# [Problem to work on]
Output nothing but the lines from the one with "Recreate this image" through the one with "const symbolSizes: any[]", including both. Leave the pictures out of the copy.

# [Supplied records]
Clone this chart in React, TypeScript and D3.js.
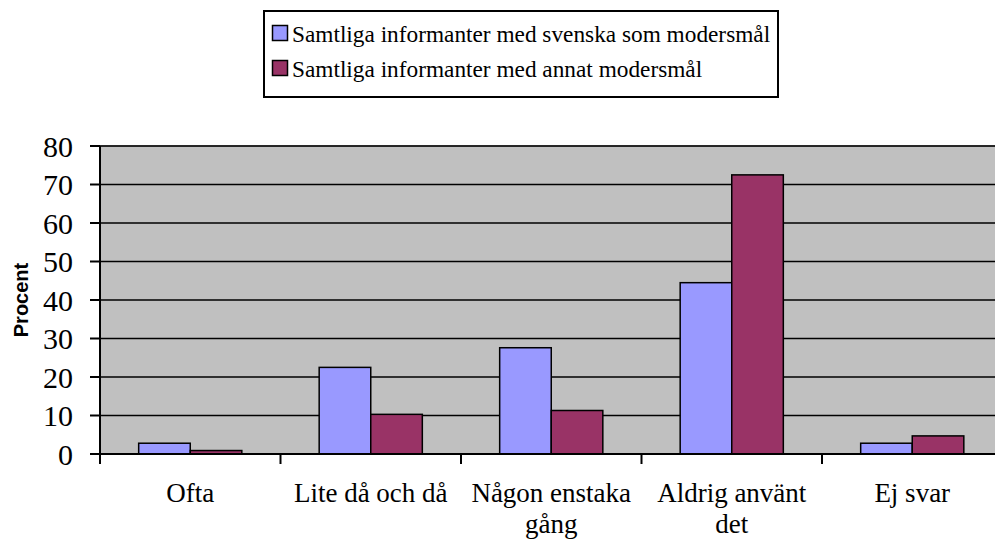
import React from "react";
import * as d3 from "d3";

const categories = ["Ofta", "Lite då och då", "Någon enstaka gång", "Aldrig använt det", "Ej svar"];
const categoryLines = [["Ofta"], ["Lite då och då"], ["Någon enstaka", "gång"], ["Aldrig använt", "det"], ["Ej svar"]];
const seriesNames = ["Samtliga informanter med svenska som modersmål", "Samtliga informanter med annat modersmål"];
const svenskaValues = [2.8, 22.5, 27.6, 44.5, 2.8];
const annatValues = [0.9, 10.3, 11.3, 72.5, 4.7];
const yTicks = [0, 10, 20, 30, 40, 50, 60, 70, 80];
const colors = ["#9999FF", "#993366"];

const SERIF = "'Liberation Serif'";

export default function App() {
  const W = 995, H = 541;
  const left = 100, right = 1002.5, top = 146, bottom = 454;
  const x0 = d3.scaleBand<string>().domain(categories).range([left, right]).padding(0);
  const x1 = d3.scaleBand<string>().domain(["a", "b"]).range([0, x0.bandwidth()]).paddingInner(0).paddingOuter(0.75);
  const y = d3.scaleLinear().domain([0, 80]).range([bottom, top]);
  const series = [svenskaValues, annatValues];
  const keys = ["a", "b"];

  return (
    <svg width={W} height={H} style={{ position: "absolute", left: 0, top: 0, background: "#fff" }}>
      <rect x={left} y={top} width={right - left} height={bottom - top} fill="#C0C0C0" stroke="#808080" strokeWidth={1.5} />
      {yTicks.filter(t => t > 0).map(t => (
        <line key={"g" + t} x1={left} x2={right} y1={y(t)} y2={y(t)} stroke="#000" strokeWidth={1.5} />
      ))}
      {categories.map((c, i) => (
        <g key={c}>
          {series.map((vals, s) => (
            <rect key={s} x={(x0(c) as number) + (x1(keys[s]) as number)} y={y(vals[i])}
              width={x1.bandwidth()} height={y(0) - y(vals[i])} fill={colors[s]} stroke="#000" strokeWidth={1.5} />
          ))}
        </g>
      ))}
      <line x1={left} x2={left} y1={top} y2={bottom} stroke="#000" strokeWidth={2} />
      <line x1={left} x2={right} y1={bottom} y2={bottom} stroke="#000" strokeWidth={2} />
      {yTicks.map(t => (
        <g key={"t" + t}>
          <line x1={left - 10} x2={left} y1={y(t)} y2={y(t)} stroke="#000" strokeWidth={2} />
          <text x={73} y={y(t)} dy="0.35em" textAnchor="end" style={{ fontFamily: SERIF, fontSize: 30 }} fill="#000">{t}</text>
        </g>
      ))}
      {categories.map((c, i) => (
        <line key={"xt" + i} x1={x0(c) as number} x2={x0(c) as number} y1={bottom} y2={bottom + 10} stroke="#000" strokeWidth={2} />
      ))}
      {categories.map((c, i) => (
        <text key={"xl" + i} x={(x0(c) as number) + x0.bandwidth() / 2} y={502} textAnchor="middle"
          style={{ fontFamily: SERIF, fontSize: 27 }} fill="#000">
          {categoryLines[i].map((ln, k) => (
            <tspan key={k} x={(x0(c) as number) + x0.bandwidth() / 2} dy={k === 0 ? 0 : 31}>{ln}</tspan>
          ))}
        </text>
      ))}
      <text transform="translate(28,300) rotate(-90)" textAnchor="middle"
        style={{ fontFamily: "'Liberation Sans'", fontWeight: "bold", fontSize: 20 }} fill="#000">Procent</text>
      <rect x={264} y={11} width={514} height={86} fill="#fff" stroke="#000" strokeWidth={2} />
      {seriesNames.map((n, s) => (
        <g key={n}>
          <rect x={272.5} y={25.5 + s * 35} width={15} height={15} fill={colors[s]} stroke="#000" strokeWidth={1.5} />
          <text x={292} y={42 + s * 35} style={{ fontFamily: SERIF, fontSize: 23.3 }} fill="#000">{n}</text>
        </g>
      ))}
    </svg>
  );
}
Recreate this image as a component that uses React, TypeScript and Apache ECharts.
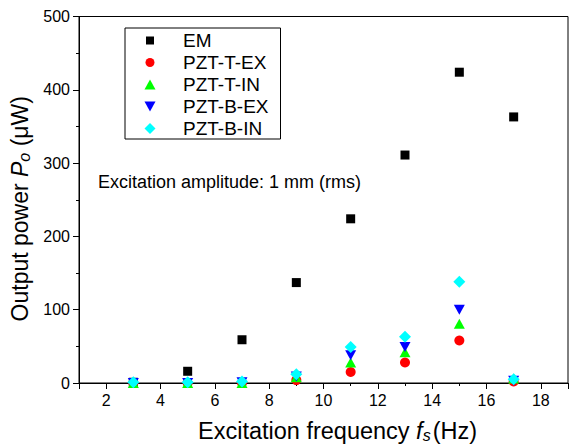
import React, { useEffect, useRef } from "react";
import * as echarts from "echarts";

const frequencies = [3, 5, 7, 9, 11, 13, 15, 17];
const emPower = [1, 16, 59, 137, 224, 311, 424, 363];
const pztTExPower = [0, 0, 0, 4, 15, 28, 58, 2];
const pztTInPower = [0, 0, 0, 8, 28, 42, 81, 6];
const pztBExPower = [0, 0, 1, 9, 38, 49, 100, 3];
const pztBInPower = [1, 1, 2, 12, 49, 63, 138, 5];
const seriesNames = ["EM", "PZT-T-EX", "PZT-T-IN", "PZT-B-EX", "PZT-B-IN"];
const annotation = "Excitation amplitude: 1 mm (rms)";

const FONT = "'Liberation Sans', Arial, sans-serif";
const PAD = "path://M0,0M14,14";
const legendIcons = [
  PAD + "M3,3L11,3L11,11L3,11Z",
  PAD + "M2.5,7A4.5,4.5,0,1,1,11.5,7A4.5,4.5,0,1,1,2.5,7Z",
  PAD + "M1.5,12L12.5,12L7,2Z",
  PAD + "M1.5,2L12.5,2L7,12Z",
  PAD + "M7,1.5L12.5,7L7,12.5L1.5,7Z",
];
const colors = ["#000000", "#ff0000", "#00ff00", "#0000ff", "#00ffff"];
const symbols: any[] = ["rect", "circle", "triangle", "path://M0,0L10,0L5,9Z", "diamond"];
const symbolSizes: any[] = [9, 10, [11, 10], [11, 10], 12];

export default function App() {
  const ref = useRef<HTMLDivElement>(null);
  useEffect(() => {
    if (!ref.current) return;
    const chart = echarts.init(ref.current, undefined, { renderer: "svg" });
    const values = [emPower, pztTExPower, pztTInPower, pztBExPower, pztBInPower];
    const series = seriesNames.map((name, i) => ({
      name,
      type: "scatter",
      xAxisIndex: 0,
      symbol: symbols[i],
      symbolSize: symbolSizes[i],
      itemStyle: { color: colors[i], opacity: 1 },
      data: frequencies.map((f, j) => [f, values[i][j]]),
    }));
    chart.setOption({
      animation: false,
      backgroundColor: "#ffffff",
      textStyle: { fontFamily: FONT },
      grid: {
        left: 79,
        top: 16.5,
        right: -1,
        bottom: 64.7,
        show: true,
        borderColor: "#000",
        borderWidth: 1,
      },
      legend: {
        orient: "vertical",
        left: 125,
        top: 28,
        borderColor: "#000",
        borderWidth: 1,
        padding: [3, 12, 1, 18],
        itemWidth: 14,
        itemHeight: 14,
        itemGap: 3,
        textStyle: { fontSize: 19, color: "#000", fontFamily: FONT, padding: [0, 0, 0, 21] },
        data: seriesNames.map((name, i) => ({ name, icon: legendIcons[i] })),
      },
      xAxis: [
        {
          type: "value",
          min: 1,
          max: 19,
          splitNumber: 9,
          name: "Excitation frequency {i|f}{sub|s}(Hz)",
          nameLocation: "middle",
          nameGap: 36,
          nameTextStyle: {
            fontSize: 23.5,
            color: "#000",
            fontFamily: FONT,
            padding: [0, 0, 0, 28],
            rich: {
              i: { fontSize: 23.5, fontStyle: "italic", fontFamily: FONT, color: "#000" },
              sub: { fontSize: 16, fontStyle: "italic", fontFamily: FONT, color: "#000", padding: [8, 2, 0, 0] },
            },
          },
          axisLine: { show: true, onZero: false, lineStyle: { color: "#000", width: 1 } },
          axisTick: { show: true, length: 6, lineStyle: { color: "#000" } },
          axisLabel: {
            fontSize: 16,
            color: "#000",
            fontFamily: FONT,
            margin: 9,
            formatter: (v: number) => (v % 2 === 0 ? String(v) : ""),
          },
          splitLine: { show: false },
        },
        {
          type: "value",
          min: 1,
          max: 19,
          interval: 2,
          position: "bottom",
          axisLine: { show: false },
          axisTick: { show: true, length: 3, lineStyle: { color: "#000" } },
          axisLabel: { show: false },
          splitLine: { show: false },
        },
      ],
      yAxis: {
        type: "value",
        min: 0,
        max: 500,
        interval: 100,
        name: "Output power {i|P}{sub|o} (μW)",
        nameLocation: "middle",
        nameGap: 44,
        nameTextStyle: {
          fontSize: 23,
          color: "#000",
          fontFamily: FONT,
          padding: [0, 18, 0, 0],
          rich: {
            i: { fontSize: 23, fontStyle: "italic", fontFamily: FONT, color: "#000" },
            sub: { fontSize: 16, fontStyle: "italic", fontFamily: FONT, color: "#000", padding: [8, 0, 0, 0] },
          },
        },
        axisLine: { show: true, lineStyle: { color: "#000", width: 1 } },
        axisTick: { show: true, length: 6, lineStyle: { color: "#000" } },
        minorTick: { show: true, splitNumber: 2, length: 3, lineStyle: { color: "#000" } },
        axisLabel: { fontSize: 16, color: "#000", fontFamily: FONT, margin: 9 },
        splitLine: { show: false },
      },
      graphic: [
        {
          type: "text",
          left: 98,
          top: 173,
          style: { text: annotation, fontSize: 18, fontFamily: FONT, fill: "#000" },
        },
      ],
      series,
    });
    return () => chart.dispose();
  }, []);
  return (
    <div
      ref={ref}
      style={{ position: "fixed", left: 0, top: 0, width: 571, height: 448, background: "#fff" }}
    />
  );
}
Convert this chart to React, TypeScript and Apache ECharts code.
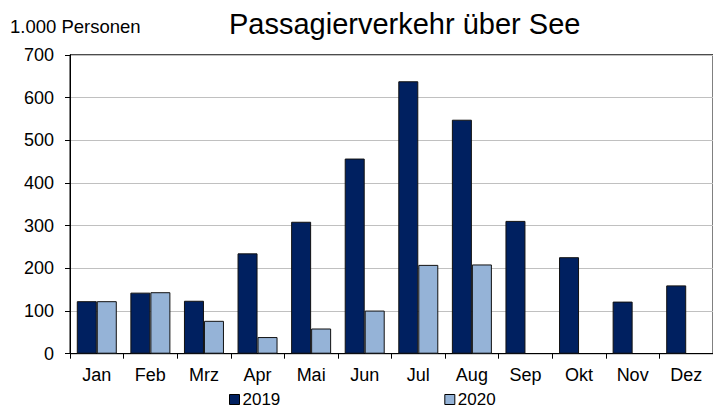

# [Correct response]
Recreate this image as a component that uses React, TypeScript and Apache ECharts.
import React, { useEffect, useRef } from "react";
import * as echarts from "echarts";

const frequencies = [3, 5, 7, 9, 11, 13, 15, 17];
const emPower = [1, 16, 59, 137, 224, 311, 424, 363];
const pztTExPower = [0, 0, 0, 4, 15, 28, 58, 2];
const pztTInPower = [0, 0, 0, 8, 28, 42, 81, 6];
const pztBExPower = [0, 0, 1, 9, 38, 49, 100, 3];
const pztBInPower = [1, 1, 2, 12, 49, 63, 138, 5];
const seriesNames = ["EM", "PZT-T-EX", "PZT-T-IN", "PZT-B-EX", "PZT-B-IN"];
const annotation = "Excitation amplitude: 1 mm (rms)";

const FONT = "'Liberation Sans', Arial, sans-serif";
const PAD = "path://M0,0M14,14";
const legendIcons = [
  PAD + "M3,3L11,3L11,11L3,11Z",
  PAD + "M2.5,7A4.5,4.5,0,1,1,11.5,7A4.5,4.5,0,1,1,2.5,7Z",
  PAD + "M1.5,12L12.5,12L7,2Z",
  PAD + "M1.5,2L12.5,2L7,12Z",
  PAD + "M7,1.5L12.5,7L7,12.5L1.5,7Z",
];
const colors = ["#000000", "#ff0000", "#00ff00", "#0000ff", "#00ffff"];
const symbols: any[] = ["rect", "circle", "triangle", "path://M0,0L10,0L5,9Z", "diamond"];
const symbolSizes: any[] = [9, 10, [11, 10], [11, 10], 12];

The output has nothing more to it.